Lawmakers rightly voted to support such progress – as well as specific language also in the provision that says the action is allowed so long as it “does not result in an increase in the permitted capacity of the swine farm.”
Bloomberg News correctly reported that the law’s passage “supports renewable energy generation” and requires farms to “stick to” current “capacity limits.” Bloomberg News also reported that the N.C. Department of Environmental Quality considers the measure to be a codification of the agency’s “long-standing interpretation” of existing law.
It is baffling, then, to see a media organization like WRAL, relying on an advocate’s opinion, wrongly describe the new law as giving a “green light” for expansion when the law itself unequivocally limits the farm’s expansion.
Are hog farm records going to be secret? No.
Hog farms are highly regulated in North Carolina. Hog farm records are widely available and they will still be just one click away.
What’s the mix up? In the legislative session, the N.C. Department of Agriculture did request, and lawmakers agreed, to a confidentiality provision – about soil and water conservation records.
The provision says that certain information collected by local soil and water conservation districts should be held in confidence, with an important caveat: if it is that way under state and federal law, too.

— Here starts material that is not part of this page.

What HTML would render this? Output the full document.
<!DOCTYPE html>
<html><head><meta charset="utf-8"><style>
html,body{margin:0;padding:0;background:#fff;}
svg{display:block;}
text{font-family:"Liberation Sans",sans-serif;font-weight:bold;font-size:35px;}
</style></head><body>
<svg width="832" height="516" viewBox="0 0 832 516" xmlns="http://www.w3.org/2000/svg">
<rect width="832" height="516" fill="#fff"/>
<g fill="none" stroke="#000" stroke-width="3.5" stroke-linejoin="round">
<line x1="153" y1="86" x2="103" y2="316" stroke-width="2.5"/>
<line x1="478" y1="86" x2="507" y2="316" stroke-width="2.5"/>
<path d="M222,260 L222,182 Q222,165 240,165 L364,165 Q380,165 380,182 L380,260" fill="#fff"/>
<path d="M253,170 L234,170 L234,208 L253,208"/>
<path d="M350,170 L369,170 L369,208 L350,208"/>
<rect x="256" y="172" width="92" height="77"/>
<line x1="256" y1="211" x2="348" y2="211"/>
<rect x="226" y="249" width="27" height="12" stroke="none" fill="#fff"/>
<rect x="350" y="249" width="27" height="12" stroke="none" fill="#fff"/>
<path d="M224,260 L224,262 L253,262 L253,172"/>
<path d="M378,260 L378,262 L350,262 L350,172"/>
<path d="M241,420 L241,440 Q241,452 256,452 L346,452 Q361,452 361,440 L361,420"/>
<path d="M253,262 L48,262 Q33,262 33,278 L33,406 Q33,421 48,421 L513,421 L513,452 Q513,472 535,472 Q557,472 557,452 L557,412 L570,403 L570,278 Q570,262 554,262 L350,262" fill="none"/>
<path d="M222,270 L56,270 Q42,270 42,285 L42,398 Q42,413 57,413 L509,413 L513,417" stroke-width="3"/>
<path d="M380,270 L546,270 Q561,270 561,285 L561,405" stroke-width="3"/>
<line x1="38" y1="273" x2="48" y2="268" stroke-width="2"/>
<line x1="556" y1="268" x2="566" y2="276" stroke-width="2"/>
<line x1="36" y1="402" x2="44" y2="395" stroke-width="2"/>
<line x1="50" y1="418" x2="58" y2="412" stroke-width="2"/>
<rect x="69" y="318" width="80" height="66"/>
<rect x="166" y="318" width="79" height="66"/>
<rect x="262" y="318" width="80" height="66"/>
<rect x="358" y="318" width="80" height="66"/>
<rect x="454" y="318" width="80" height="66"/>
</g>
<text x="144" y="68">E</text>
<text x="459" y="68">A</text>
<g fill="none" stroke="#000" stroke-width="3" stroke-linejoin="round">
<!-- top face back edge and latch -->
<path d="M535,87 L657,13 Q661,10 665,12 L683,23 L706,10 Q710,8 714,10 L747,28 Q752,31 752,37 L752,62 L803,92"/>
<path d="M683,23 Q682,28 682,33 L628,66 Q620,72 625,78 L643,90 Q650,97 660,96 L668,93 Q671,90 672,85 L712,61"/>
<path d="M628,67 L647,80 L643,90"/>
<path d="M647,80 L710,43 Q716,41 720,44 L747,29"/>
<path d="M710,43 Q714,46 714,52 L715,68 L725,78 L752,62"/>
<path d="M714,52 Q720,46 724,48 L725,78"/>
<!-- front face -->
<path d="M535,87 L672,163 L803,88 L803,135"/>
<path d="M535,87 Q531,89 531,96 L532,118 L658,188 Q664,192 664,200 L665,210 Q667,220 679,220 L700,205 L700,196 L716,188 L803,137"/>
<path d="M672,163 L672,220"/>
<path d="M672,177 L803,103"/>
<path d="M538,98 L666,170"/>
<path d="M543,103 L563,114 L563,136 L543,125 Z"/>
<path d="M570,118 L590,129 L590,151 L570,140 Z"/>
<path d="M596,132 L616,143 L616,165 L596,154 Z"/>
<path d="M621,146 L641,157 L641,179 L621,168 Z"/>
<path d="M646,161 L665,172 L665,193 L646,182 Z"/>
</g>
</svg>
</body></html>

The provision also makes clear that the local soil and water conservation records remain public – that is, not secret – if they are in regard to farmers’ “applications for cost-share assistance and associated contract documents that require the approval of the soil and water conservation district or the Soil and Water Conservation Commission.” The upshot is that this applies to private financial information and similar such business records.
Are these “hog farm” records? No reasonable person would conclude that.

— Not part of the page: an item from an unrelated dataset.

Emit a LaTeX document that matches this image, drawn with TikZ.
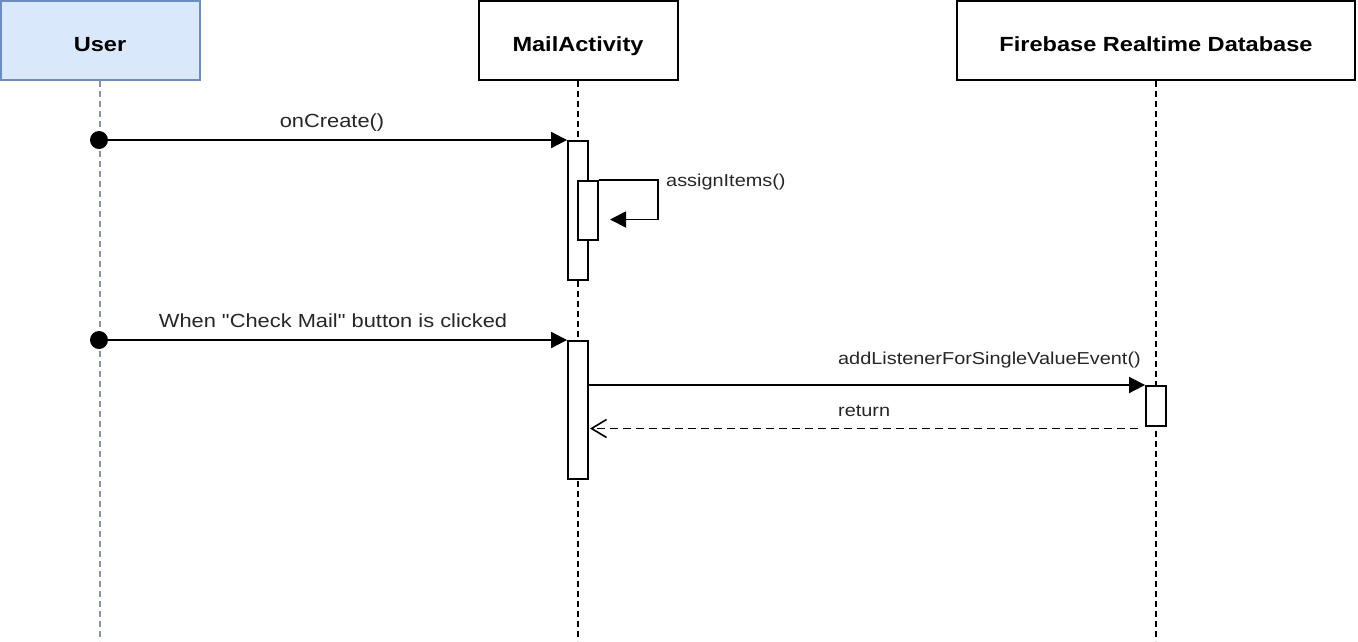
\documentclass[tikz,border=0pt]{standalone}
\usepackage{fontspec}
\setmainfont{Liberation Sans}[FakeStretch=1.15]
\newfontfamily\labfont{Liberation Sans}[FakeStretch=1.15]
\usetikzlibrary{arrows.meta}
\definecolor{ublue}{HTML}{DAE8FC}
\definecolor{ublueb}{HTML}{6C8EBF}
\definecolor{ugray}{HTML}{8A93A6}
\definecolor{lbl}{HTML}{262626}
\tikzset{
  hdr/.style={draw=black, line width=2pt, fill=white, minimum width=199pt, minimum height=79pt, inner sep=0pt, text height=22.4pt, text depth=0pt, font=\fontsize{20.5}{24}\selectfont\bfseries},
  actbox/.style={draw=black, line width=1.9pt, fill=white, minimum width=20pt, inner sep=0pt, anchor=north},
  lifel/.style={line width=1.5pt, dash pattern=on 6pt off 4pt},
  msg/.style={line width=1.9pt, -{Triangle[length=16pt,width=16pt]}},
  retmsg/.style={line width=1.8pt, dash pattern=on 8pt off 5pt, -{Straight Barb[length=15pt,width=18pt,line width=1.6pt]}},
  lab/.style={text=lbl, font=\labfont\fontsize{19}{22}\selectfont, inner sep=0pt},
  labs/.style={text=lbl, font=\labfont\fontsize{17.3}{20}\selectfont, inner sep=0pt}
}
\begin{document}
\begin{tikzpicture}[x=1pt,y=-1pt]
\useasboundingbox (0,0) rectangle (1358,641);
% headers
\node[hdr, fill=ublue, draw=ublueb] (user) at (100,40.5) {User};
\node[hdr] (mail) at (578,40.5) {MailActivity};
\node[hdr, minimum width=398pt] (fb) at (1156,40.5) {Firebase Realtime Database};
% bottom coordinates
\coordinate (ub) at (100,641);
\coordinate (mb) at (578,641);
\coordinate (fbb) at (1156,641);
% lifelines
\draw[lifel, ugray] (user.south) -- (ub);
\draw[lifel] (mail.south) -- (mb);
\draw[lifel] (fb.south) -- (fbb);
% activations
\node[actbox, minimum height=139pt] (act1) at (578,140) {};
\node[actbox, minimum height=59pt] (act1b) at (588,180) {};
\node[actbox, minimum height=138pt] (act2) at (578,340) {};
\node[actbox, minimum height=40pt] (act3) at (1156,385) {};
% message 1
\coordinate (d1) at (99,140);
\fill (d1) circle (9pt);
\draw[msg] (d1) -- (act1.north west);
\node[lab] (l1) at (332,123) {onCreate()};
% self call
\coordinate (sc) at (658,219.5);
\coordinate (se) at (610,219.5);
\draw[msg] (act1b.north east) -| (sc) -- (se);
\node[labs, anchor=west] (l2) at (666,182) {assignItems()};
% message 2
\coordinate (d2) at (99,340);
\fill (d2) circle (9pt);
\draw[msg] (d2) -- (act2.north west);
\node[lab] (l3) at (333,321) {When "Check Mail" button is clicked};
% message 3
\draw[msg] (act2.east |- act3.north west) -- (act3.north west);
\node[labs, anchor=east] (l4) at (1141,360) {addListenerForSingleValueEvent()};
% return
\coordinate (r1) at (1138,428.5);
\coordinate (r2) at (590,428.5);
\draw[retmsg] (r1) -- (r2);
\node[labs, anchor=west] (l5) at (838,411) {return};
\end{tikzpicture}
\end{document}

Soil and water conservation projects take place in all variety of agricultural activities all across the state. A cursory review of such projects over the past five years shows they deal with improving croplands, pastures and farm ponds, with stopping runoff, and with all sorts of positive improvements, such as adding oyster reefs, pet waste receptacles, trails and walkways, backyard rain gardens, fencing, and more.
When the soil and water provision was first proposed last year, some fringe activists seemed to think it had something to do with hog farms. But that wasn’t the case; indeed, it’s often the case that those who say much about agriculture actually know little about agriculture.
In the past five years, there were about 8,600 soil and water conservation projects across the state. How many of these conservation projects were on swine farms? At most, some 3.7 percent of them, which turns on its head the idea that these are “hog farm” records.
It is puzzling, then, that WRAL could be duped into reaching such a false conclusion.
The text of the new law isn’t hard to decipher. You can check these items out for yourself by clicking here, and looking at pages 7 and 8.
WRAL won’t correct its errors
What’s more? WRAL’s headline on this misguided attack says that the law’s passage was a result of “legislative partisanship.”
Except, this one wasn’t. The bill is the Farm Act of 2020, an omnibus that includes many provisions on many subjects. Passage of the bill in the legislature included 125 lawmakers in favor – 92 of them Republicans and 33 of them Democrats. Gov. Roy Cooper, a Democrat, signed the bill into law.
That is, the bill passed as a result of legislative bipartisanship – something to celebrate, not scorn.
We recognize that errors and mistakes can happen. No one is perfect. Within hours of publication of these obvious mistakes on Monday, we asked for the errors to be retracted or, at least, corrected. And yet, two days later, WRAL has refused. This is both baffling and puzzling, and we are posting this to at least attempt to set the record straight.
There is a constellation of agenda-driven activist groups in North Carolina who don’t like livestock agriculture. These groups are spending millions to sway the media and the public. Unbound by facts, they aim, over and over, to cause harm to North Carolina farmers.
This is why we all depend on mainstream media outlets – in news columns or opinion pieces – to be rooted in facts and fairness, and in context and clarity.